**Goal**
Starting with the first line of the data below, copy each line up to and including the one containing "years = list(range(1940, 2021))". Pictures stay out.

────

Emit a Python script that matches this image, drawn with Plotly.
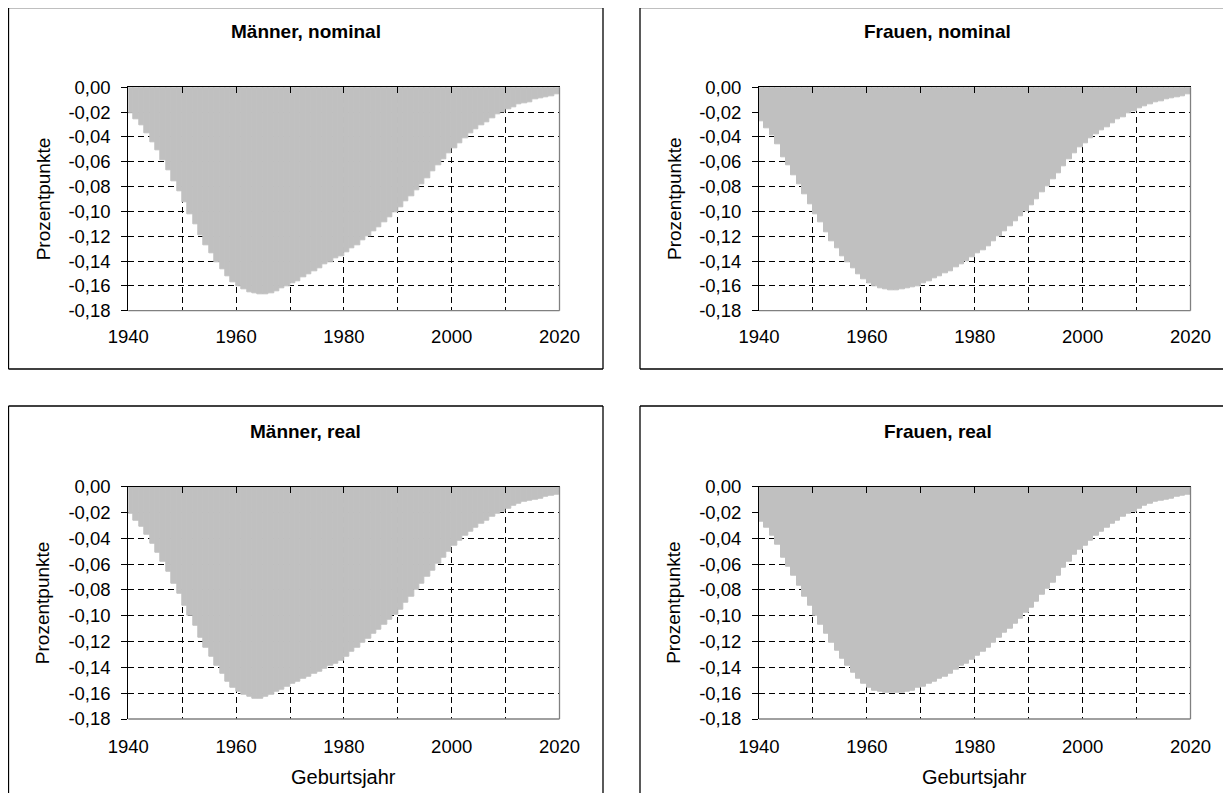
import plotly.graph_objects as go

# the page body adds an 8 px margin: keep the figure inside the 1231x804 window
OFF = 8
W, H = 1231 - 2 * OFF, 804 - 2 * OFF - 3

years = list(range(1940, 2021))

maenner_nominal = [
    -0.021, -0.026, -0.031, -0.037, -0.044, -0.051, -0.059, -0.067, -0.076, -0.084,
    -0.093, -0.102, -0.110, -0.119, -0.127, -0.134, -0.141, -0.147, -0.152, -0.157,
    -0.160, -0.163, -0.165, -0.166, -0.1665, -0.1665, -0.166, -0.164, -0.162, -0.160,
    -0.158, -0.156, -0.153, -0.151, -0.148, -0.146, -0.143, -0.141, -0.138, -0.136,
    -0.133, -0.130, -0.127, -0.123, -0.120, -0.116, -0.113, -0.109, -0.105, -0.101,
    -0.097, -0.092, -0.088, -0.083, -0.078, -0.073, -0.068, -0.063, -0.058, -0.053,
    -0.049, -0.045, -0.041, -0.037, -0.034, -0.031, -0.028, -0.025, -0.022, -0.020,
    -0.018, -0.016, -0.014, -0.013, -0.012, -0.010, -0.009, -0.008, -0.007, -0.006,
    -0.005,
]

frauen_nominal = [
    -0.027, -0.033, -0.039, -0.046, -0.056, -0.063, -0.071, -0.078, -0.086, -0.094,
    -0.102, -0.109, -0.117, -0.124, -0.130, -0.136, -0.141, -0.146, -0.151, -0.155,
    -0.158, -0.160, -0.162, -0.163, -0.1635, -0.1635, -0.163, -0.162, -0.161, -0.160,
    -0.158, -0.156, -0.154, -0.152, -0.150, -0.148, -0.145, -0.143, -0.140, -0.137,
    -0.134, -0.131, -0.128, -0.124, -0.120, -0.116, -0.112, -0.108, -0.104, -0.100,
    -0.095, -0.090, -0.085, -0.080, -0.074, -0.069, -0.064, -0.058, -0.053, -0.048,
    -0.045, -0.041, -0.038, -0.035, -0.032, -0.029, -0.026, -0.024, -0.021, -0.019,
    -0.017, -0.015, -0.014, -0.012, -0.011, -0.010, -0.009, -0.008, -0.007, -0.006,
    -0.005,
]

maenner_real = [
    -0.021, -0.026, -0.031, -0.037, -0.044, -0.051, -0.058, -0.066, -0.075, -0.083,
    -0.092, -0.100, -0.108, -0.117, -0.125, -0.132, -0.139, -0.145, -0.151, -0.156,
    -0.159, -0.161, -0.163, -0.164, -0.164, -0.163, -0.161, -0.159, -0.157, -0.155,
    -0.153, -0.151, -0.149, -0.147, -0.145, -0.143, -0.141, -0.139, -0.137, -0.135,
    -0.132, -0.128, -0.125, -0.121, -0.118, -0.114, -0.111, -0.107, -0.103, -0.099,
    -0.095, -0.090, -0.085, -0.080, -0.075, -0.070, -0.065, -0.060, -0.055, -0.050,
    -0.046, -0.042, -0.038, -0.035, -0.032, -0.029, -0.026, -0.023, -0.021, -0.019,
    -0.017, -0.015, -0.013, -0.012, -0.011, -0.010, -0.009, -0.008, -0.007, -0.006,
    -0.005,
]

frauen_real = [
    -0.027, -0.032, -0.038, -0.045, -0.055, -0.062, -0.069, -0.077, -0.085, -0.092,
    -0.100, -0.107, -0.114, -0.121, -0.127, -0.133, -0.139, -0.144, -0.149, -0.153,
    -0.156, -0.158, -0.159, -0.160, -0.160, -0.160, -0.160, -0.159, -0.158, -0.156,
    -0.155, -0.153, -0.151, -0.149, -0.147, -0.145, -0.142, -0.139, -0.137, -0.134,
    -0.131, -0.128, -0.125, -0.121, -0.117, -0.113, -0.110, -0.106, -0.102, -0.098,
    -0.094, -0.089, -0.084, -0.079, -0.074, -0.069, -0.063, -0.058, -0.053, -0.049,
    -0.046, -0.042, -0.038, -0.035, -0.032, -0.029, -0.026, -0.023, -0.021, -0.019,
    -0.017, -0.015, -0.013, -0.012, -0.011, -0.010, -0.009, -0.008, -0.007, -0.006,
    -0.005,
]

titles = ["Männer, nominal", "Frauen, nominal", "Männer, real", "Frauen, real"]
y_title = "Prozentpunkte"
x_title = "Geburtsjahr"

y_tickvals = [0.0, -0.02, -0.04, -0.06, -0.08, -0.10, -0.12, -0.14, -0.16, -0.18]
y_ticktext = ["0,00", "-0,02", "-0,04", "-0,06", "-0,08", "-0,10", "-0,12", "-0,14", "-0,16", "-0,18"]
x_tickvals = [1940, 1950, 1960, 1970, 1980, 1990, 2000, 2010, 2020]
x_ticktext = ["1940", "", "1960", "", "1980", "", "2000", "", "2020"]

series = [maenner_nominal, frauen_nominal, maenner_real, frauen_real]


# window pixel -> paper fraction
def fx(p):
    return (p - OFF) / W


def fy(p):
    return 1 - (p - OFF) / H


# window-pixel layout: plot rectangles (left, top, right, bottom) and panel frames
plots = [
    (128.3, 87.3, 559.5, 310.7),
    (759.0, 87.3, 1190.5, 310.7),
    (128.3, 486.7, 559.5, 719.0),
    (759.0, 486.7, 1190.5, 719.0),
]
boxes = [
    (8.5, 7.5, 603.0, 369.0),
    (640.0, 7.5, 1245.0, 369.0),
    (8.5, 406.0, 603.0, 830.0),
    (640.0, 406.0, 1245.0, 830.0),
]
# which frame sides fall inside the window: left, top, right, bottom
box_sides = [
    (True, True, True, True),
    (True, True, False, True),
    (True, True, True, False),
    (True, True, False, False),
]
title_x = [305.7, 937.5, 305.7, 937.5]
title_y = [31, 31, 431, 431]
label_standoff = [13, 13, 14, 14]

FONT = "Liberation Sans, Arial, sans-serif"
GRID_DASH = "6px,4px"
TICK_SIZE = 18.5

fig = go.Figure()
shapes = []
annotations = []
layout = {}

# full-figure background axes in window-pixel coordinates for frames and texts
layout["xaxis9"] = dict(domain=[0, 1], range=[OFF, OFF + W], anchor="y9", visible=False,
                        fixedrange=True, automargin=False)
layout["yaxis9"] = dict(domain=[0, 1], range=[OFF + H, OFF], anchor="x9", visible=False,
                        fixedrange=True, automargin=False)
fig.add_trace(go.Scatter(x=[OFF], y=[OFF], mode="markers", marker=dict(size=1, opacity=0),
                         xaxis="x9", yaxis="y9", showlegend=False, hoverinfo="skip"))

FRAME = dict(color="#000000", width=1.3)

for i in range(4):
    n = i + 1
    xs = "" if n == 1 else str(n)
    xname = "x" + xs
    yname = "y" + xs
    left, top, right, bottom = plots[i]

    fig.add_trace(go.Bar(
        x=[yr + 0.5 for yr in years],
        y=series[i],
        width=1.0,
        marker=dict(color="#C0C0C0", line=dict(color="#C0C0C0", width=1)),
        xaxis=xname, yaxis=yname,
        showlegend=False, hoverinfo="x+y",
    ))

    layout["xaxis" + xs] = dict(
        domain=[fx(left), fx(right)], anchor=yname,
        range=[1940, 2020], tickmode="array",
        tickvals=x_tickvals, ticktext=x_ticktext,
        ticks="", showline=False, zeroline=False,
        showgrid=True, gridcolor="#000000", gridwidth=1, griddash=GRID_DASH,
        ticklabelstandoff=label_standoff[i],
        tickfont=dict(size=TICK_SIZE, color="#000000", family=FONT),
        fixedrange=True, automargin=False,
    )
    layout["yaxis" + xs] = dict(
        domain=[fy(bottom), fy(top)], anchor=xname,
        range=[-0.18, 0.0], tickmode="array",
        tickvals=y_tickvals, ticktext=y_ticktext,
        ticks="outside", ticklen=6, tickcolor="#000000", tickwidth=1,
        showline=True, linecolor="#000000", linewidth=1,
        zeroline=False,
        showgrid=True, gridcolor="#000000", gridwidth=1, griddash=GRID_DASH,
        ticklabelstandoff=7,
        tickfont=dict(size=TICK_SIZE, color="#000000", family=FONT),
        fixedrange=True, automargin=False,
    )

    # overlay axis: the category axis crossing at 0 (top), carrying tick marks
    on = n + 4
    oname = "x" + str(on)
    layout["xaxis" + str(on)] = dict(
        overlaying=xname, anchor=yname, side="top",
        range=[1940, 2020], tickmode="array", tickvals=x_tickvals,
        ticks="inside", ticklen=6, tickcolor="#000000", tickwidth=1,
        showticklabels=False, showline=True, linecolor="#000000", linewidth=1,
        showgrid=False, zeroline=False, fixedrange=True, automargin=False,
    )
    fig.add_trace(go.Scatter(x=[1940], y=[0.0], mode="markers",
                             marker=dict(size=1, opacity=0),
                             xaxis=oname, yaxis=yname,
                             showlegend=False, hoverinfo="skip"))

    # plot-area border (grey) on right and bottom
    shapes.append(dict(type="line", xref=xname + " domain", yref=yname + " domain",
                       x0=1, x1=1, y0=0, y1=1, line=dict(color="#808080", width=1.3),
                       layer="above"))
    shapes.append(dict(type="line", xref=xname + " domain", yref=yname + " domain",
                       x0=0, x1=1, y0=0, y1=0, line=dict(color="#808080", width=1.3),
                       layer="above"))

    # panel frame (only the sides that lie inside the window)
    bl, bt, br, bb = boxes[i]
    s_left, s_top, s_right, s_bottom = box_sides[i]
    segs = []
    if s_left:
        segs.append((bl, bt, bl, bb))
    if s_top:
        segs.append((bl, bt, br, bt))
    if s_right:
        segs.append((br, bt, br, bb))
    if s_bottom:
        segs.append((bl, bb, br, bb))
    for (a0, b0, a1, b1) in segs:
        shapes.append(dict(type="line", xref="x9", yref="y9",
                           x0=a0, y0=b0, x1=a1, y1=b1, line=FRAME, layer="above"))

    # panel title
    annotations.append(dict(text="<b>" + titles[i] + "</b>", xref="x9", yref="y9",
                            x=title_x[i], y=title_y[i],
                            xanchor="center", yanchor="middle", showarrow=False,
                            font=dict(size=19, color="#000000", family=FONT)))
    # y axis title
    annotations.append(dict(text=y_title, xref="x9", yref="y9",
                            x=left - 85, y=(top + bottom) / 2,
                            xanchor="center", yanchor="middle", textangle=-90,
                            showarrow=False,
                            font=dict(size=19, color="#000000", family=FONT)))
    # x axis title on bottom panels
    if n >= 3:
        annotations.append(dict(text=x_title, xref="x9", yref="y9",
                                x=(left + right) / 2, y=777,
                                xanchor="center", yanchor="middle", showarrow=False,
                                font=dict(size=20, color="#000000", family=FONT)))

fig.update_layout(
    width=W, height=H, autosize=False,
    margin=dict(l=0, r=0, t=0, b=0, pad=0, autoexpand=False),
    paper_bgcolor="#FFFFFF", plot_bgcolor="rgba(0,0,0,0)",
    bargap=0, barmode="overlay",
    font=dict(family=FONT, size=18, color="#000000"),
    separators=",.",
    showlegend=False,
    shapes=shapes, annotations=annotations,
    **layout,
)

fig.write_html("out.html")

────

**Exercise solution**
Emit a Python script that matches this image, drawn with Plotly.
import plotly.graph_objects as go

# the page body adds an 8 px margin: keep the figure inside the 1231x804 window
OFF = 8
W, H = 1231 - 2 * OFF, 804 - 2 * OFF - 3

years = list(range(1940, 2021))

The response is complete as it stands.